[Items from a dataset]
────────────────

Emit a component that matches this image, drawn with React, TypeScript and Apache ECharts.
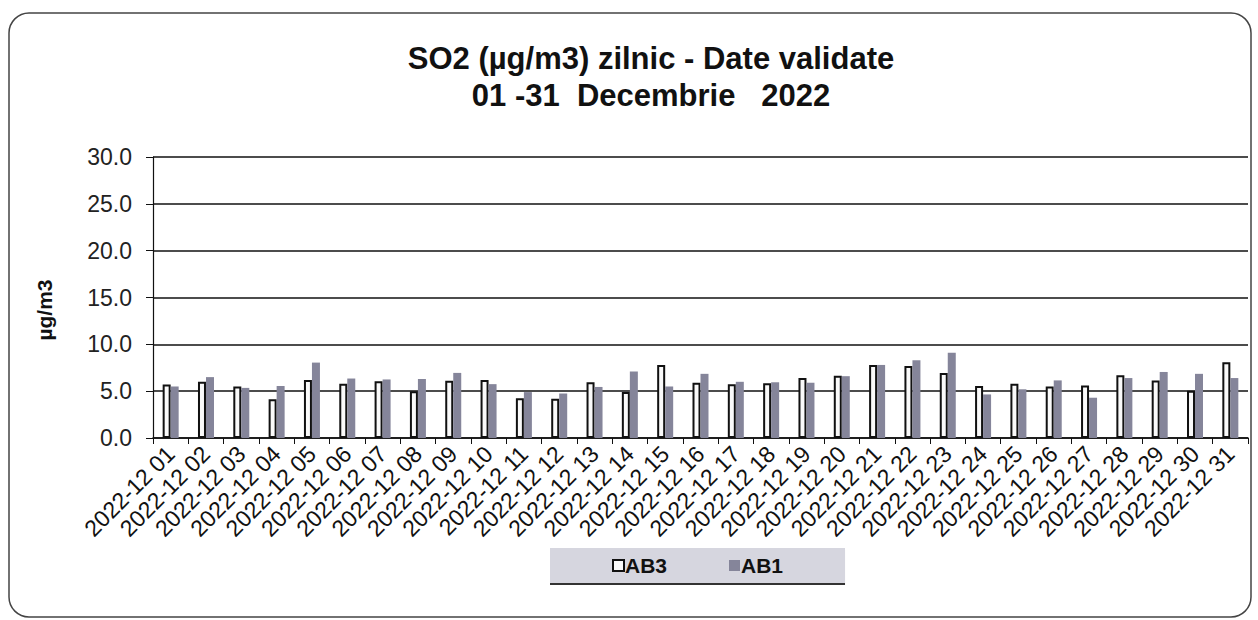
import React, { useEffect, useRef } from "react";
import * as echarts from "echarts";

const categories = [
  "2022-12 01", "2022-12 02", "2022-12 03", "2022-12 04", "2022-12 05", "2022-12 06",
  "2022-12 07", "2022-12 08", "2022-12 09", "2022-12 10", "2022-12 11", "2022-12 12",
  "2022-12 13", "2022-12 14", "2022-12 15", "2022-12 16", "2022-12 17", "2022-12 18",
  "2022-12 19", "2022-12 20", "2022-12 21", "2022-12 22", "2022-12 23", "2022-12 24",
  "2022-12 25", "2022-12 26", "2022-12 27", "2022-12 28", "2022-12 29", "2022-12 30",
  "2022-12 31",
];

const ab3 = [
  5.7, 6.0, 5.5, 4.15, 6.2, 5.8, 6.05, 5.0, 6.1, 6.2, 4.25, 4.2, 5.95, 4.9, 7.8, 5.9,
  5.75, 5.85, 6.4, 6.65, 7.8, 7.7, 6.95, 5.55, 5.8, 5.5, 5.6, 6.7, 6.15, 5.05, 8.1,
];

const ab1 = [
  5.5, 6.5, 5.35, 5.55, 8.05, 6.35, 6.25, 6.3, 6.95, 5.75, 4.9, 4.75, 5.45, 7.1, 5.5, 6.85,
  6.0, 5.95, 5.9, 6.6, 7.8, 8.3, 9.1, 4.65, 5.2, 6.15, 4.3, 6.4, 7.05, 6.85, 6.4,
];

const yTicks = [0, 5, 10, 15, 20, 25, 30];

export default function App() {
  const ref = useRef<HTMLDivElement>(null);
  useEffect(() => {
    if (!ref.current) return;
    const chart = echarts.init(ref.current, undefined, { renderer: "svg" });
    const font = "Arial, 'Liberation Sans', sans-serif";
    chart.setOption({
      animation: false,
      backgroundColor: "#ffffff",
      textStyle: { fontFamily: font },
      title: {
        text: "SO2 (µg/m3) zilnic - Date validate\n01 -31  Decembrie   2022",
        left: 646,
        top: 35,
        textAlign: "center",
        textStyle: {
          fontSize: 31,
          fontWeight: "bold",
          lineHeight: 37,
          color: "#111",
          fontFamily: font,
        },
      },
      graphic: [
        {
          type: "rect",
          shape: { x: 9, y: 13, width: 1242, height: 604, r: 20 },
          style: { fill: "none", stroke: "#444", lineWidth: 1.5 },
          silent: true,
          z: -1,
        },
      ],
      legend: {
        data: ["AB3", "AB1"],
        left: 550,
        top: 548,
        padding: [7, 62, 7, 62],
        itemGap: 62,
        itemWidth: 11,
        itemHeight: 11,
        icon: "rect",
        backgroundColor: "#d6d6df",
        shadowColor: "rgba(0,0,0,0.8)",
        shadowOffsetY: 2,
        shadowBlur: 0,
        textStyle: { fontSize: 21, fontWeight: "bold", color: "#111", fontFamily: font, padding: [0, 0, 0, -4] },
      },
      grid: { left: 153, right: 10, top: 157, bottom: 182, containLabel: false },
      xAxis: {
        type: "category",
        data: categories,
        boundaryGap: true,
        axisLine: { lineStyle: { color: "#111", width: 1.5 } },
        axisTick: { show: true, length: 6, alignWithLabel: false, lineStyle: { color: "#111", width: 1 } },
        axisLabel: {
          rotate: 45,
          interval: 0,
          fontSize: 23,
          color: "#111",
          margin: 12,
          fontFamily: font,
        },
      },
      yAxis: {
        type: "value",
        min: yTicks[0],
        max: yTicks[yTicks.length - 1],
        interval: 5,
        name: "µg/m3",
        nameLocation: "middle",
        nameRotate: 90,
        nameGap: 98,
        nameTextStyle: { fontSize: 21, fontWeight: "bold", color: "#111", fontFamily: font, padding: [0, 0, 0, -25] },
        axisLine: { show: true, lineStyle: { color: "#111", width: 1.2 } },
        axisTick: { show: true, length: 7, lineStyle: { color: "#111" } },
        axisLabel: {
          fontSize: 23,
          color: "#222",
          margin: 21,
          fontFamily: font,
          formatter: (v: number) => v.toFixed(1),
        },
        splitLine: { show: true, lineStyle: { color: "#111", width: 1.5 } },
      },
      series: [
        {
          name: "AB3",
          type: "bar",
          data: ab3,
          barWidth: 8,
          barGap: "0%",
          itemStyle: { color: "#fafafa", borderColor: "#111", borderWidth: 2 },
        },
        {
          name: "AB1",
          type: "bar",
          data: ab1,
          barWidth: 8,
          itemStyle: { color: "#85859a" },
        },
      ],
    });
    return () => chart.dispose();
  }, []);
  return (
    <div
      ref={ref}
      style={{ position: "absolute", left: 0, top: 0, width: 1258, height: 620 }}
    />
  );
}
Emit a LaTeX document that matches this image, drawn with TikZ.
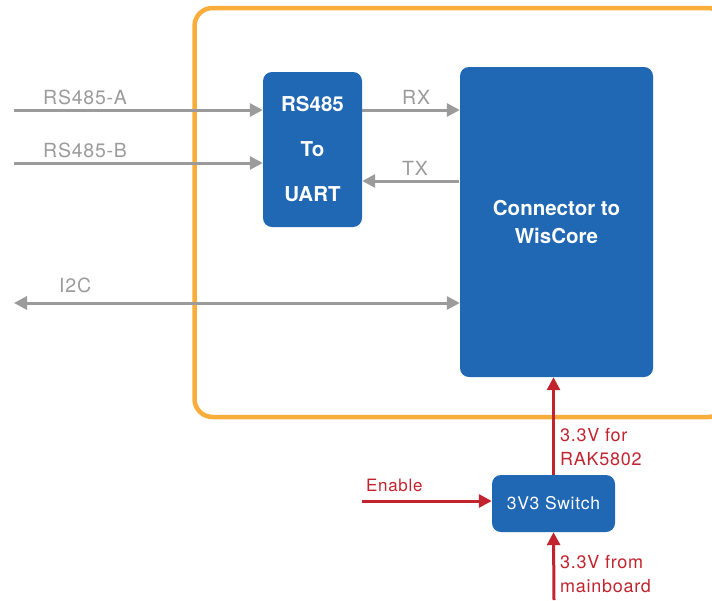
\documentclass[tikz,border=0pt]{standalone}
\usepackage{fontspec}
\setmainfont{TeX Gyre Heros}
\newfontfamily\widefont[LetterSpace=4]{TeX Gyre Heros}
\usetikzlibrary{arrows.meta}

\definecolor{wisblue}{HTML}{2068B3}
\definecolor{frameorange}{HTML}{F9AE3B}
\definecolor{siggray}{HTML}{9B9B9B}
\definecolor{pwrred}{HTML}{C1242F}

\begin{document}
\begin{tikzpicture}[x=1pt, y=-1pt,
    block/.style = {fill=wisblue, rounded corners=9pt, text=white, align=center, inner sep=0pt},
    garrow/.style = {draw=siggray, line width=3pt, -{Triangle[length=13pt,width=13pt]}},
    rarrow/.style = {draw=pwrred, line width=3pt, -{Triangle[length=13pt,width=13pt]}},
    glabel/.style = {text=siggray, anchor=west, inner sep=0pt, font=\widefont\fontsize{19.5}{22}\selectfont},
    rlabel/.style = {text=pwrred, anchor=west, inner sep=0pt, align=left, font=\widefont\fontsize{18}{24}\selectfont}]
        \useasboundingbox (0,0) rectangle (712,600);

        % Board outline (runs off the right edge)
        \draw[frameorange, line width=4.5pt, rounded corners=18pt] (194.5,8) rectangle (726,417);

        % Blocks
        \node[block, minimum width=99pt, minimum height=155pt,
              font=\bfseries\fontsize{20.5}{45}\selectfont] (conv) at (312.5,149.5) {RS485\\To\\UART};
        \node[block, minimum width=193pt, minimum height=310pt,
              font=\bfseries\fontsize{20.5}{28}\selectfont] (wis) at (556.5,222) {Connector to\\WisCore};
        \node[block, minimum width=123pt, minimum height=57pt,
              font=\widefont\fontsize{17.5}{20}\selectfont] (sw) at (553.5,503.5) {3V3 Switch};

        % RS485 inputs
        \coordinate (ina) at (14,110);
        \coordinate (inb) at (14,163);
        \draw[garrow] (ina) -- (ina -| conv.west);
        \draw[garrow] (inb) -- (inb -| conv.west);
        \node[glabel] (la) at (43,97) {RS485-A};
        \node[glabel] (lb) at (43,150) {RS485-B};

        % UART lines
        \coordinate (rx) at (362,110);
        \coordinate (tx) at (459,181);
        \draw[garrow] (rx) -- (rx -| wis.west);
        \draw[garrow] (tx) -- (tx -| conv.east);
        \node[glabel] (lrx) at (402,97) {RX};
        \node[glabel] (ltx) at (402,168) {TX};

        % I2C bus
        \coordinate (i2c) at (14,303);
        \draw[garrow, {Triangle[length=13pt,width=13pt]}-{Triangle[length=13pt,width=13pt]}] (i2c) -- (i2c -| wis.west);
        \node[glabel] (li2c) at (59,285) {I2C};

        % Power path
        \coordinate (en) at (362,501);
        \coordinate (mb) at (554,600);
        \draw[rarrow] (en) -- (en -| sw.west);
        \draw[rarrow] (sw.north) -- (sw.north |- wis.south);
        \draw[rarrow] (mb) -- (sw.south);
        \node[rlabel, font=\widefont\fontsize{17}{20}\selectfont] (len) at (366,485) {Enable};
        \node[rlabel] (lfor) at (560,447) {3.3V for\\RAK5802};
        \node[rlabel] (lfrom) at (560,574) {3.3V from\\mainboard};
\end{tikzpicture}
\end{document}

────────────────

- [Given task]
Begin at the first line of the data above and repeat each line exactly, stopping after the line containing "const yTicks = [0, 5, 10, 15, 20, 25, 30];". Omit the pictures.

- [Full solution]
Emit a component that matches this image, drawn with React, TypeScript and Apache ECharts.
import React, { useEffect, useRef } from "react";
import * as echarts from "echarts";

const categories = [
  "2022-12 01", "2022-12 02", "2022-12 03", "2022-12 04", "2022-12 05", "2022-12 06",
  "2022-12 07", "2022-12 08", "2022-12 09", "2022-12 10", "2022-12 11", "2022-12 12",
  "2022-12 13", "2022-12 14", "2022-12 15", "2022-12 16", "2022-12 17", "2022-12 18",
  "2022-12 19", "2022-12 20", "2022-12 21", "2022-12 22", "2022-12 23", "2022-12 24",
  "2022-12 25", "2022-12 26", "2022-12 27", "2022-12 28", "2022-12 29", "2022-12 30",
  "2022-12 31",
];

const ab3 = [
  5.7, 6.0, 5.5, 4.15, 6.2, 5.8, 6.05, 5.0, 6.1, 6.2, 4.25, 4.2, 5.95, 4.9, 7.8, 5.9,
  5.75, 5.85, 6.4, 6.65, 7.8, 7.7, 6.95, 5.55, 5.8, 5.5, 5.6, 6.7, 6.15, 5.05, 8.1,
];

const ab1 = [
  5.5, 6.5, 5.35, 5.55, 8.05, 6.35, 6.25, 6.3, 6.95, 5.75, 4.9, 4.75, 5.45, 7.1, 5.5, 6.85,
  6.0, 5.95, 5.9, 6.6, 7.8, 8.3, 9.1, 4.65, 5.2, 6.15, 4.3, 6.4, 7.05, 6.85, 6.4,
];

const yTicks = [0, 5, 10, 15, 20, 25, 30];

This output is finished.